Production was based from late 1982 to 1991 in Burleigh House, Newmarket Road in Cambridge, England. Coincidentally, Burleigh House had been the former Star Brewery headquarters and the cellars provided good storage facilities for paper maps. At its height, the project employed 30 people, principally programmers and digitisers. Processing was based on hand digitisation using DEC PDP-11 minicomputers alongside digitisation tables. Further processing was done on DEC VAX computers. The computer programs were almost entirely written in FORTRAN, though some PL/1 and assembler programming was used. At the time, scanning systems were not suitable for large-scale production, but the project did help design, build and use a laser line-following digitiser, combining a laser photovoltaic feedback system with stepper motors, mounted on a cowboy boot sewing machine chassis from the USA. The effect of the laser line-following digitiser was that the operator felt as if he or she was directing the laser along a "groove" that followed the line being acquired.

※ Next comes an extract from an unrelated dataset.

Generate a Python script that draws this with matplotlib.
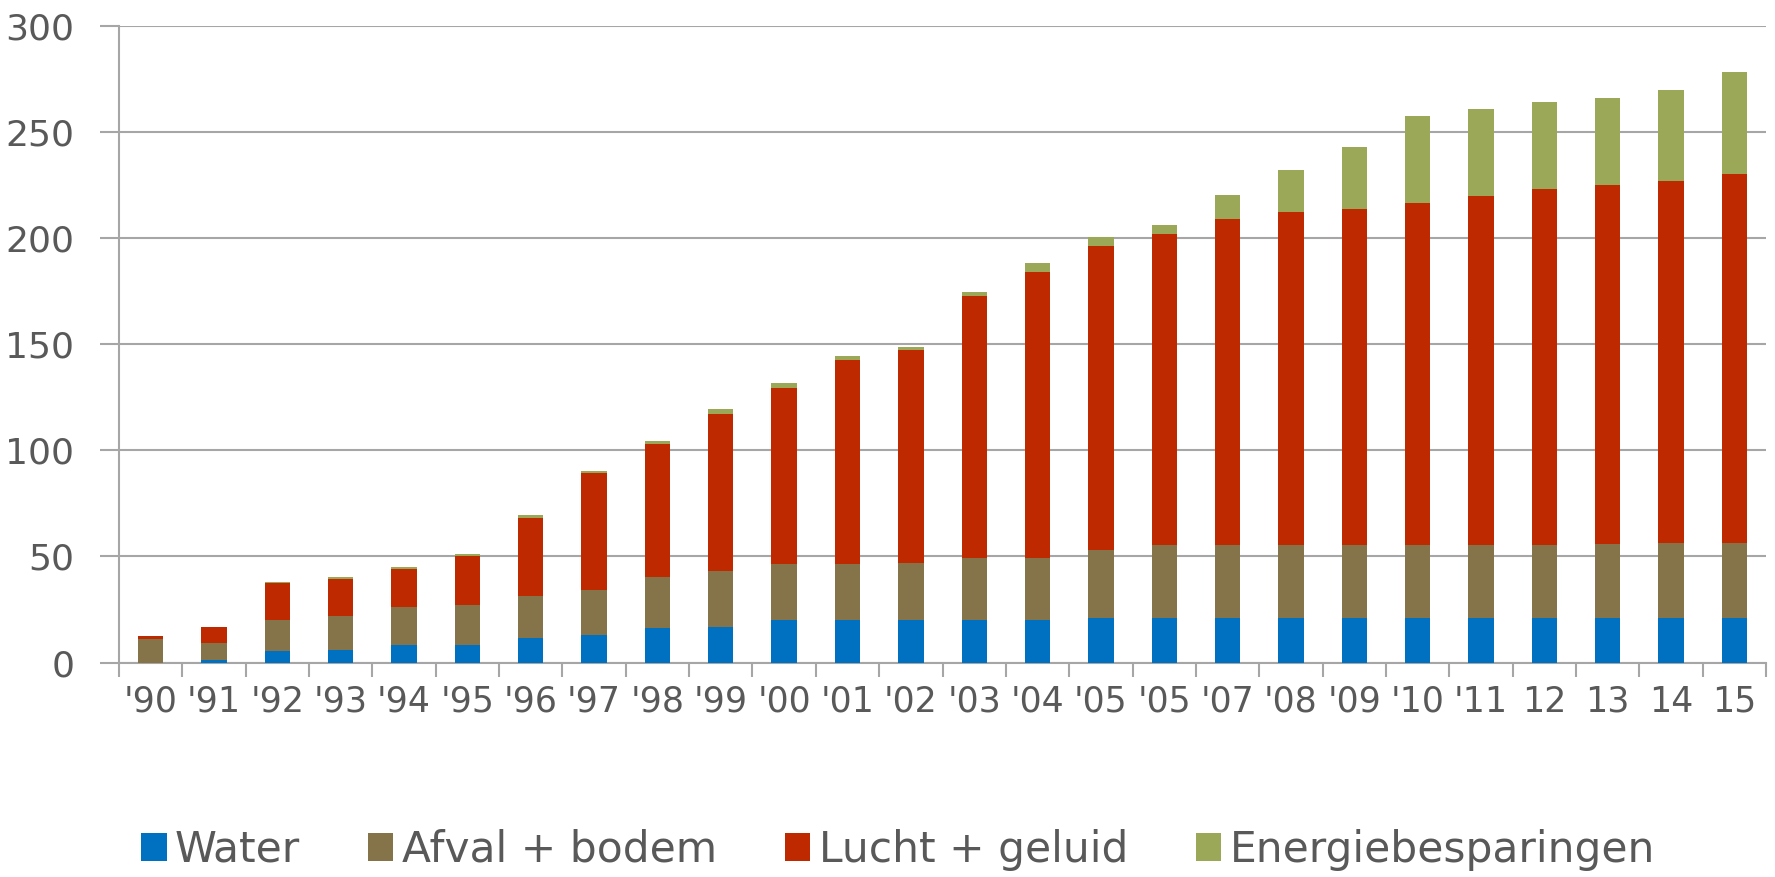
import matplotlib
matplotlib.use("Agg")
import matplotlib.pyplot as plt
import numpy as np

years = ["'90", "'91", "'92", "'93", "'94", "'95", "'96", "'97", "'98", "'99",
         "'00", "'01", "'02", "'03", "'04", "'05", "'05", "'07", "'08", "'09",
         "'10", "'11", "12", "13", "14", "15"]
water = [0, 1.3, 5.4, 6.1, 8.2, 8.2, 11.5, 13.0, 16.2, 16.9,
         19.9, 19.9, 19.9, 19.9, 19.9, 21.0, 21.0, 21.0, 21.0, 21.0,
         21.0, 21.0, 21.0, 21.0, 21.0, 21.0]
afval = [11.0, 7.8, 14.5, 16.0, 17.8, 18.9, 19.9, 21.2, 24.1, 26.4,
         26.6, 26.6, 27.1, 29.5, 29.5, 32.0, 34.2, 34.2, 34.2, 34.2,
         34.2, 34.2, 34.2, 34.8, 35.5, 35.5]
lucht = [1.3, 7.8, 17.5, 17.1, 17.9, 22.9, 36.8, 55.2, 62.9, 73.8,
         82.7, 95.9, 100.4, 123.1, 134.6, 143.1, 146.7, 153.9, 157.1, 158.4,
         161.5, 164.5, 168.0, 169.3, 170.6, 173.6]
energie = [0.2, 0, 0.6, 1.1, 1.1, 1.1, 1.1, 1.1, 1.3, 2.4,
           2.4, 2.0, 1.5, 2.0, 4.1, 4.3, 4.4, 11.0, 20.0, 29.5,
           40.7, 40.9, 41.1, 41.1, 42.6, 48.0]

series = [("Water", water, "#0070C0"),
          ("Afval + bodem", afval, "#85744A"),
          ("Lucht + geluid", lucht, "#BF2900"),
          ("Energiebesparingen", energie, "#9BA857")]

grey = "#595959"
linegrey = "#A6A6A6"

fig = plt.figure(figsize=(17.75, 8.77), dpi=100)
ax = fig.add_axes([0.067, 0.2445, 0.928, 0.726])

x = np.arange(len(years))
bottom = np.zeros(len(years))
for name, vals, col in series:
    ax.bar(x, vals, width=0.4, bottom=bottom, color=col, label=name, zorder=3)
    bottom += np.array(vals)

ax.set_xlim(-0.5, len(years) - 0.5)
ax.set_ylim(0, 300)
ax.set_yticks(range(0, 301, 50))
ax.yaxis.grid(True, color=linegrey, linewidth=1.5, zorder=0)
ax.tick_params(axis='y', length=14, width=1.5, color=linegrey, labelsize=26,
               labelcolor=grey, pad=18)

# ticks between categories, labels in the middle
ax.set_xticks(np.arange(-0.5, len(years)), minor=False)
ax.set_xticklabels([])
ax.set_xticks(x, minor=True)
ax.set_xticklabels(years, minor=True)
ax.tick_params(axis='x', which='major', length=10, width=1.5, color=linegrey)
ax.tick_params(axis='x', which='minor', length=0, labelsize=25,
               labelcolor=grey, pad=16)

for s in ['top', 'right']:
    ax.spines[s].set_visible(False)
for s in ['left', 'bottom']:
    ax.spines[s].set_color(linegrey)
    ax.spines[s].set_linewidth(1.5)

fig.legend(loc='center', bbox_to_anchor=(0.506, 0.031), ncol=4, frameon=False,
           fontsize=30.5, labelcolor=grey, handlelength=0.6, handleheight=0.65,
           handletextpad=0.2, columnspacing=1.6, borderaxespad=0)

fig.savefig("out.png", dpi=100)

The Geodat project drew heavily on the experience of the Harvard Laboratory for Computer Graphics and Spatial Analysis, founded in 1963 and disbanded in 1991. Unable to purchase the Laboratory's software while Harvard University was exploring licensing options, Geodat developed its own software. The Laboratory and Geodat both employed "flat" computer files and streamed processing, instead of hierarchical and direct access processing. Wherever possible, the software operated in FORTRAN processing sequential files to enhance portability among operating systems. Geodat also emulated other Laboratory ideas, most notably the idea of "cycling", using software to resolve disconnected vectors.